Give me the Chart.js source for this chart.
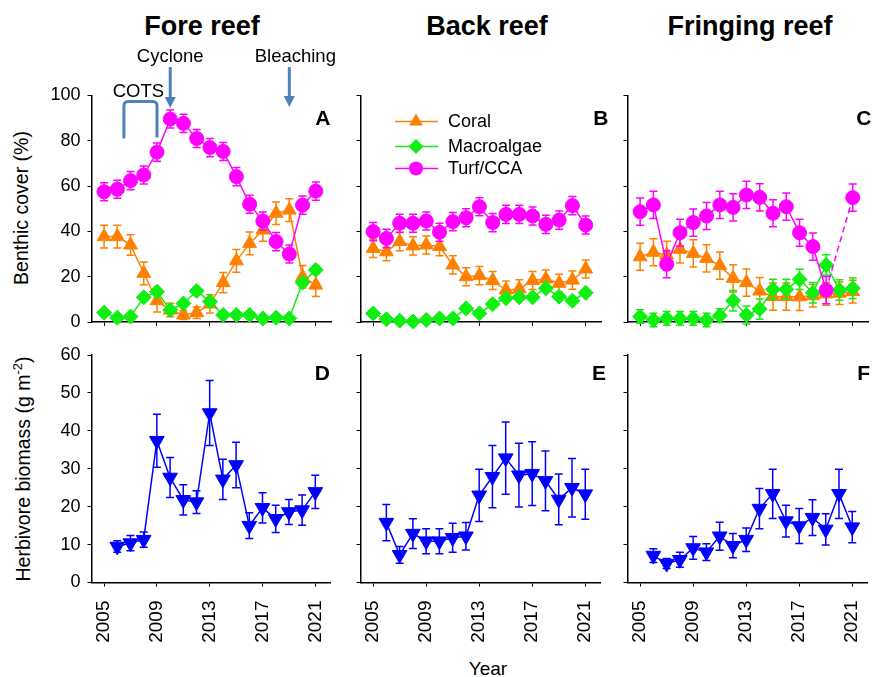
<!DOCTYPE html>
<html>
<head>
<meta charset="utf-8">
<script src="https://cdn.jsdelivr.net/npm/chart.js@4.4.0/dist/chart.umd.min.js"></script>
<style>
  body { margin: 0; background: #fff; width: 878px; height: 677px; position: relative; overflow: hidden;
         font-family: "Liberation Sans", Arial, sans-serif; color: #000; }
  canvas { position: absolute; }
  .title { position: absolute; font-weight: bold; font-size: 27px; line-height: 1; white-space: nowrap; transform: translateX(-50%); }
  .ytitle { position: absolute; font-size: 19.5px; line-height: 1; white-space: nowrap; transform: translate(-50%, -50%) rotate(-90deg); }
  .xtitle { position: absolute; font-size: 19px; line-height: 1; white-space: nowrap; transform: translateX(-50%); }
</style>
</head>
<body>
<div class="title" style="left:202px;top:13px">Fore reef</div>
<div class="title" style="left:487px;top:13px">Back reef</div>
<div class="title" style="left:750px;top:13px">Fringing reef</div>
<div class="ytitle" style="left:22px;top:208px">Benthic cover (%)</div>
<div class="ytitle" style="left:22px;top:469px">Herbivore biomass (g m<sup style="font-size:13px">-2</sup>)</div>
<div class="xtitle" style="left:488px;top:659px">Year</div>

<canvas id="cA" width="320" height="300" style="left:20px;top:40px"></canvas>
<canvas id="cB" width="260" height="300" style="left:350px;top:40px"></canvas>
<canvas id="cC" width="260" height="300" style="left:617px;top:40px"></canvas>
<canvas id="cD" width="320" height="310" style="left:20px;top:340px"></canvas>
<canvas id="cE" width="260" height="310" style="left:350px;top:340px"></canvas>
<canvas id="cF" width="260" height="310" style="left:617px;top:340px"></canvas>

<script>
// survey years and labelled ticks
var years = [2005, 2006, 2007, 2008, 2009, 2010, 2011, 2012, 2013, 2014, 2015, 2016, 2017, 2018, 2019, 2020, 2021];
var yearTicks = [2005, 2009, 2013, 2017, 2021];

// benthic cover (%), fore reef
var foreCoral    = [37.7, 37.7, 34, 21.5, 9.4, 5.3, 3.1, 4.1, 8, 17.4, 27, 34.7, 40.6, 48, 49.4, 20, 16.3];
var foreCoralErr = [5, 5, 4.5, 5, 5, 3, 2, 2.5, 4, 4.5, 5, 5, 5, 5, 5, 5, 5];
var foreMacro    = [4.1, 1.9, 2.4, 10.9, 13.4, 5.3, 8.2, 13.7, 9, 3.1, 3.1, 3.1, 1.6, 1.9, 1.6, 17.4, 23];
var foreMacroErr = [1, 1, 1, 1.5, 1.5, 1, 1, 1.5, 1.5, 1, 1, 1, 1, 1, 1, 1.5, 1.5];
var foreTurf     = [57.5, 58.6, 62.4, 64.9, 75, 89.6, 87.7, 81, 77, 75.3, 64.2, 52, 44.6, 35.5, 30, 51.6, 57.8];
var foreTurfErr  = [4, 4, 4, 4, 4, 4, 4, 4, 4, 4, 4, 4, 4, 4, 4, 4, 4];

// benthic cover (%), back reef
var backCoral    = [32.5, 31, 35.5, 33.6, 34, 33.3, 25.2, 20, 20.5, 18.3, 14.1, 14.6, 18.3, 19, 17.1, 18.5, 23.4];
var backCoralErr = [4, 4, 4, 4, 4, 4, 4, 4, 4, 4, 4, 4, 4, 4, 4, 4, 4];
var backMacro    = [3.8, 1.2, 0.6, 0.2, 0.9, 1.6, 1.6, 6, 3.8, 7.9, 10.5, 10.9, 10.9, 14.9, 11.2, 9.4, 12.9];
var backMacroErr = [1, 1, 1, 1, 1, 1, 1, 1, 1, 1, 1, 1, 1, 1.5, 1, 1, 1];
var backTurf     = [39.9, 36.9, 43.6, 43.6, 44.6, 39.6, 44.3, 46, 50.9, 43.9, 47.5, 47.5, 46.8, 43.1, 45, 51.4, 42.8];
var backTurfErr  = [4, 4, 4, 4, 4, 4, 4, 4, 4, 4, 4, 4, 4, 4, 4, 4, 4];

// benthic cover (%), fringing reef (no turf survey in 2020)
var fringCoral    = [28.8, 30.8, 29.6, 32.1, 30.3, 28.1, 24.9, 19.3, 17.4, 13.7, 11.2, 11.2, 11.1, 11.6, 12.4, 12.7, 13.4];
var fringCoralErr = [6, 6, 6, 6, 6, 6, 6, 6, 6, 6, 6, 6, 6, 5, 5, 5, 5];
var fringMacro    = [2.4, 0.9, 1.6, 1.6, 1.6, 0.9, 2.8, 9.4, 3.1, 5.7, 14.4, 14.4, 18.8, 12.9, 25.2, 14.1, 14.9];
var fringMacroErr = [3, 3, 3, 3, 3, 3, 3, 4.5, 4, 4.5, 4.5, 4.5, 4.5, 4.5, 4.5, 4.5, 4.5];
var fringTurf     = [48.7, 51.7, 25.5, 39.4, 43.9, 46.8, 51.7, 50.6, 56.1, 55, 48, 50.9, 39.4, 33.3, 14.1, null, 54.9];
var fringTurfErr  = [6, 6, 6, 6, 6, 6, 6, 6, 6, 6, 6, 6, 6, 6, 6, null, 6];

// herbivore biomass (g m-2)
var foreHerb     = [null, 9.5, 10.4, 11.3, 37.4, 27.7, 21.8, 21.2, 44.7, 27.2, 31, 15, 19.7, 16.8, 18.6, 19.1, 23.9];
var foreHerbErr  = [null, 1.5, 2, 2, 7, 5.3, 4, 3, 8.6, 5.3, 6, 3.4, 4, 3.6, 3.3, 4, 4.4];
var backHerb     = [null, 15.8, 7.3, 12.9, 10.9, 10.9, 11.8, 12.2, 23, 27.9, 32.8, 28.3, 28.7, 26.8, 21.9, 25, 23.3];
var backHerbErr  = [null, 4.8, 2.2, 3.9, 3.3, 3.3, 3.8, 3.6, 6.9, 8.2, 9.5, 8.4, 8.4, 7.9, 6.7, 7.7, 6.6];
var fringHerb    = [null, 7.1, 5, 6, 9.1, 8, 12.2, 9.7, 11.3, 19.5, 23.4, 16.2, 14.9, 17.1, 14, 23.4, 14.6];
var fringHerbErr = [null, 1.8, 1.3, 2, 3, 2.2, 3.7, 3.2, 3.1, 5.3, 6.5, 4.2, 4.6, 4.7, 4.1, 6.5, 4.1];

// disturbance events marked on the fore reef panel
var cycloneYear = 2010;
var bleachingYear = 2019;
var cotsYears = [2006.5, 2009];

var ORANGE = '#ff8000', GREEN = '#11ee11', PINK = '#ff00ff', BLUE = '#0000ff', NOTE = '#4f81bd';
var FONT = '"Liberation Sans", Arial, sans-serif';

Chart.defaults.font.family = FONT;
Chart.defaults.font.size = 18;
Chart.defaults.color = '#000';

function pts(vals) {
  return years.map((yr, i) => ({ x: yr, y: vals[i] }));
}

function series(label, vals, errs, color, style, radius, order) {
  return {
    label: label, data: pts(vals), errors: errs, order: order,
    borderColor: color, backgroundColor: color, borderWidth: 1.5, tension: 0,
    pointStyle: style, pointRadius: radius, pointBorderWidth: 1,
    clip: false, spanGaps: true,
    // dashed line across a missing survey year
    segment: { borderDash: ctx => (ctx.p0.skip || ctx.p1.skip) ? [6, 4] : undefined }
  };
}

function benthic(coral, coralErr, macro, macroErr, turf, turfErr) {
  return [
    series('Coral', coral, coralErr, ORANGE, 'triangle', 8, 3),
    series('Macroalgae', macro, macroErr, GREEN, 'rectRot', 7.5, 2),
    series('Turf/CCA', turf, turfErr, PINK, 'circle', 7, 1)
  ];
}

function herbivore(vals, errs) {
  var s = series('Herbivores', vals, errs, BLUE, 'triangle', 8.5, 1);
  s.pointRotation = 180;
  return [s];
}

// vertical error bars, drawn just under each dataset's own line and markers
var errorBars = {
  id: 'errorBars',
  beforeDatasetDraw(chart, args) {
    var ds = chart.data.datasets[args.index];
    if (!ds.errors) return;
    var ctx = chart.ctx, ys = chart.scales.y;
    ctx.save();
    ctx.strokeStyle = ds.borderColor;
    ctx.lineWidth = 1.5;
    args.meta.data.forEach((pt, i) => {
      var e = ds.errors[i], v = ds.data[i].y;
      if (e == null || v == null) return;
      var top = ys.getPixelForValue(v + e), bot = ys.getPixelForValue(v - e);
      ctx.beginPath();
      ctx.moveTo(pt.x, top); ctx.lineTo(pt.x, bot);
      ctx.moveTo(pt.x - 4, top); ctx.lineTo(pt.x + 4, top);
      ctx.moveTo(pt.x - 4, bot); ctx.lineTo(pt.x + 4, bot);
      ctx.stroke();
    });
    ctx.restore();
  }
};

function marker(ctx, style, x, y, r) {
  ctx.beginPath();
  if (style === 'circle') {
    ctx.arc(x, y, r, 0, Math.PI * 2);
  } else if (style === 'rectRot') {
    ctx.moveTo(x, y - r); ctx.lineTo(x + r, y); ctx.lineTo(x, y + r); ctx.lineTo(x - r, y);
  } else {
    ctx.moveTo(x, y - r); ctx.lineTo(x + r * 0.866, y + r / 2); ctx.lineTo(x - r * 0.866, y + r / 2);
  }
  ctx.closePath();
  ctx.fill();
}

function arrow(ctx, x, y0, y1) {
  ctx.beginPath(); ctx.moveTo(x, y0); ctx.lineTo(x, y1 - 9); ctx.stroke();
  ctx.beginPath(); ctx.moveTo(x - 5.5, y1 - 11); ctx.lineTo(x + 5.5, y1 - 11); ctx.lineTo(x, y1); ctx.closePath(); ctx.fill();
}

// panel letter, legend and event notes
var deco = {
  id: 'deco',
  afterDraw(chart, args, opts) {
    var ctx = chart.ctx, area = chart.chartArea;
    ctx.save();
    ctx.fillStyle = '#000';
    ctx.font = 'bold 21px ' + FONT;
    ctx.textAlign = 'right';
    ctx.textBaseline = 'alphabetic';
    ctx.fillText(opts.letter, area.right + opts.letterDx, area.top + opts.letterDy);

    if (opts.legend) {
      ctx.font = '18px ' + FONT;
      ctx.textAlign = 'left';
      ctx.textBaseline = 'middle';
      var rows = [26, 51, 73];
      chart.data.datasets.forEach((ds, i) => {
        var y = area.top + rows[i], x0 = area.left + 34.5;
        ctx.strokeStyle = ds.borderColor; ctx.fillStyle = ds.borderColor; ctx.lineWidth = 1.5;
        ctx.beginPath(); ctx.moveTo(x0, y); ctx.lineTo(x0 + 43, y); ctx.stroke();
        marker(ctx, ds.pointStyle, x0 + 21, y, ds.pointRadius);
        ctx.fillStyle = '#000';
        ctx.fillText(ds.label, x0 + 53, y + 1);
      });
    }

    if (opts.notes) {
      var xs = chart.scales.x, t = area.top;
      ctx.strokeStyle = NOTE; ctx.fillStyle = NOTE; ctx.lineWidth = 3;
      var xc = xs.getPixelForValue(cycloneYear), xb = xs.getPixelForValue(bleachingYear);
      arrow(ctx, xc, t - 28.5, t + 12.5);
      arrow(ctx, xb, t - 28.5, t + 11.5);
      var x1 = xs.getPixelForValue(cotsYears[0]), x2 = xs.getPixelForValue(cotsYears[1]);
      ctx.lineJoin = 'round';
      ctx.beginPath();
      ctx.moveTo(x1, t + 43); ctx.lineTo(x1, t + 10);
      ctx.arcTo(x1, t + 6, x1 + 4, t + 6, 4);
      ctx.lineTo(x2 - 4, t + 6);
      ctx.arcTo(x2, t + 6, x2, t + 10, 4);
      ctx.lineTo(x2, t + 42);
      ctx.stroke();
      ctx.fillStyle = '#000';
      ctx.font = '18.5px ' + FONT;
      ctx.textAlign = 'center';
      ctx.textBaseline = 'alphabetic';
      ctx.fillText('Cyclone', xc, t - 33.5);
      ctx.fillText('Bleaching', xb + 6, t - 33.5);
      ctx.fillText('COTS', (x1 + x2) / 2 - 2, t + 1);
    }
    ctx.restore();
  }
};

function xAxis(showLabels) {
  return {
    type: 'linear', min: 2004.05, max: 2022.15,
    afterBuildTicks: s => { s.ticks = yearTicks.map(v => ({ value: v })); },
    afterFit: s => { s.height = showLabels ? 62.5 : 6; s.paddingLeft = 0; s.paddingRight = 0; },
    grid: { drawOnChartArea: false, color: '#000', tickLength: 4, lineWidth: 1 },
    border: { color: '#000', width: 1.5 },
    ticks: { display: showLabels, autoSkip: false, minRotation: 90, maxRotation: 90, padding: 14,
             font: { size: 19 }, callback: v => String(v) }
  };
}

function yAxis(max, step, showLabels, width) {
  return {
    min: 0, max: max,
    afterFit: s => { s.width = width; s.paddingTop = 0; s.paddingBottom = 0; },
    grid: { drawOnChartArea: false, color: '#000', tickLength: 4, lineWidth: 1 },
    border: { color: '#000', width: 1.5 },
    ticks: { stepSize: step, display: showLabels, padding: 7 }
  };
}

function panel(id, datasets, top, first, letter, letterDx, extra) {
  var pad = top ? { top: 55.5, bottom: 12, left: 0, right: 5 } : { top: 15, bottom: 5, left: 0, right: 5 };
  var decoOpts = Object.assign({ letter: letter, letterDx: letterDx, letterDy: top ? 29.5 : 25 }, extra || {});
  new Chart(document.getElementById(id), {
    type: 'line',
    data: { datasets: datasets },
    options: {
      responsive: false, animation: false,
      layout: { padding: pad },
      scales: {
        x: xAxis(!top),
        y: top ? yAxis(100, 20, first, first ? 71.5 : 10.5) : yAxis(60, 10, first, first ? 71.5 : 10.5)
      },
      plugins: { legend: { display: false }, tooltip: { enabled: false }, deco: decoOpts }
    },
    plugins: [errorBars, deco]
  });
}

panel('cA', benthic(foreCoral, foreCoralErr, foreMacro, foreMacroErr, foreTurf, foreTurfErr), true, true, 'A', -0.5, { notes: true });
panel('cB', benthic(backCoral, backCoralErr, backMacro, backMacroErr, backTurf, backTurfErr), true, false, 'B', 7.5, { legend: true });
panel('cC', benthic(fringCoral, fringCoralErr, fringMacro, fringMacroErr, fringTurf, fringTurfErr), true, false, 'C', 3.5);
panel('cD', herbivore(foreHerb, foreHerbErr), false, true, 'D', -0.5);
panel('cE', herbivore(backHerb, backHerbErr), false, false, 'E', 5.5);
panel('cF', herbivore(fringHerb, fringHerbErr), false, false, 'F', 2.5);
</script>
</body>
</html>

-- -- --

_TASK REQUIREMENTS_. Write out each line of the listing above, exactly, from its first line to the line holding "var yearTicks = [2005, 2009, 2013, 2017, 2021];", inclusive. Skip the pictures.

_SOLUTION_.
Give me the Chart.js source for this chart.
<!DOCTYPE html>
<html>
<head>
<meta charset="utf-8">
<script src="https://cdn.jsdelivr.net/npm/chart.js@4.4.0/dist/chart.umd.min.js"></script>
<style>
  body { margin: 0; background: #fff; width: 878px; height: 677px; position: relative; overflow: hidden;
         font-family: "Liberation Sans", Arial, sans-serif; color: #000; }
  canvas { position: absolute; }
  .title { position: absolute; font-weight: bold; font-size: 27px; line-height: 1; white-space: nowrap; transform: translateX(-50%); }
  .ytitle { position: absolute; font-size: 19.5px; line-height: 1; white-space: nowrap; transform: translate(-50%, -50%) rotate(-90deg); }
  .xtitle { position: absolute; font-size: 19px; line-height: 1; white-space: nowrap; transform: translateX(-50%); }
</style>
</head>
<body>
<div class="title" style="left:202px;top:13px">Fore reef</div>
<div class="title" style="left:487px;top:13px">Back reef</div>
<div class="title" style="left:750px;top:13px">Fringing reef</div>
<div class="ytitle" style="left:22px;top:208px">Benthic cover (%)</div>
<div class="ytitle" style="left:22px;top:469px">Herbivore biomass (g m<sup style="font-size:13px">-2</sup>)</div>
<div class="xtitle" style="left:488px;top:659px">Year</div>

<canvas id="cA" width="320" height="300" style="left:20px;top:40px"></canvas>
<canvas id="cB" width="260" height="300" style="left:350px;top:40px"></canvas>
<canvas id="cC" width="260" height="300" style="left:617px;top:40px"></canvas>
<canvas id="cD" width="320" height="310" style="left:20px;top:340px"></canvas>
<canvas id="cE" width="260" height="310" style="left:350px;top:340px"></canvas>
<canvas id="cF" width="260" height="310" style="left:617px;top:340px"></canvas>

<script>
// survey years and labelled ticks
var years = [2005, 2006, 2007, 2008, 2009, 2010, 2011, 2012, 2013, 2014, 2015, 2016, 2017, 2018, 2019, 2020, 2021];
var yearTicks = [2005, 2009, 2013, 2017, 2021];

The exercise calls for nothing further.